Purplebricks, the “world-leading hybrid estate agency” has, it admitted on 7 May, “made sub-optimal decisions in allocating capital”. That’s the best euphemism I’ve seen for “lost money”.
Even as stock exchange warnings go, it was a bombshell. The Australian division, the first of the group’s international forays, is to be closed amid “increasingly challenging” market conditions and “some execution errors”. The US business is to see “materially cut investment” followed by a strategic review to assess what part of the sprawling network can be salvaged and placed on a “more effective and cost-efficient” footing. The UK market “remains challenging”, although the business is said to be outperforming the market.
Founder and chief executive Michael Bruce stepped down “with immediate effect”, to be replaced by chief operating officer Vic Darvey.
Meanwhile, chairman Paul Pindar’s penitential tone could have rivalled a disgraced Japanese industrialist: “We are very conscious that the group’s performance has been disappointing over the last 12 months and we sincerely apologise to shareholders.”
As well he might.
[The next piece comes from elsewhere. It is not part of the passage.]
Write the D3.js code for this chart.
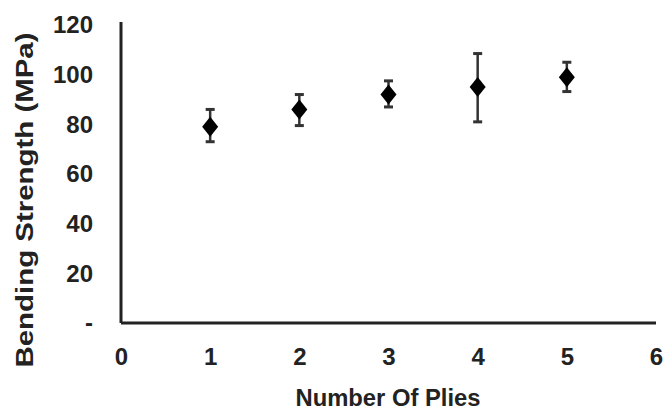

After sliding from a peak of 511p in August 2017, shares tumbled a further 12% to 119p on the day and as low as 90p a fortnight later, before creeping back above the 2015 float price of 100p.
Pindar did not stop there: “With hindsight, our rate of geographic expansion was too rapid and as a result the quality of execution has suffered,” he said.
I’m not sure how much hindsight was needed. It is beyond me and other observers why a company that had only just got off the ground in Britain chose to move 10 time zones to the east (Australia) then eight to the west (California), followed by New York, Florida, Canada and even Germany. All very disparate markets and a lot of airmiles needed if things go wrong.
The model, moreover, for most of the online or hybrid ‘disruptors’ requires relentless and expensive advertising. Rival online agents Emoov, Hatched and Tepilo have closed or entered administration. Although cheaper than high-street agents, Purplebricks’ main model involves having to be paid – irrespective of whether or not properties sell. This risks bad press, especially in slow markets when well-established agents arguably can use local knowledge and contacts to unblock stalled chains more successfully than Purplebricks’ network of ‘local property experts’.
In the event the company moves to a payment-upon-completion model in the UK (as it has started to do in the US) the bigger disruption could be to the company’s cashflow and profitability rather than the competition. As I wrote in this column a year ago, “reports of the death [of the local estate agent] may be exaggerated.
Another potential housing market ‘disruptor’ appeared last month. Japanese residential builder Sekisui House announced a £90m deal with the government’s affordable homes agency, Homes England, and northern-focused developer Urban Splash to deliver thousands of factory-built homes across England. Sekisui will take a 35% stake in Urban Splash’s existing modular business, House, and share its modular manufacturing experience.
I was struck by a sense of déjà vu. More than 30 years ago, one of my first ‘scoops’ as a technical correspondent on Building was a story that a Japanese modular firm was eyeing these shores with the intention of revolutionising housebuilding. The subtext was that the more traditional developers, along with armies of brickies, might as well pack up shop.
Of course, it never happened. Various purveyors of ‘modern methods of construction’ have tried, with mixed but limited success, to manufacture in bulk. The problem is that volume housebuilders have been at best gradualist in their adoption, using timber frame panels and the odd pre-assembled chimney etc.
Could this attempt work? Perhaps: the difference is who is backing this latest initiative. The government and one of Japan’s biggest builders are convincing enough. But the potential deal-breaker is that Urban Splash is truly committed to and has experience of off-site construction rather than purchasing components from third parties, as is the case with mainstream housebuilders.
These disruptors may well succeed, but progress in housing and housebuilding is normally evolutionary rather than revolutionary – as the backers of now struggling online agents know all too well.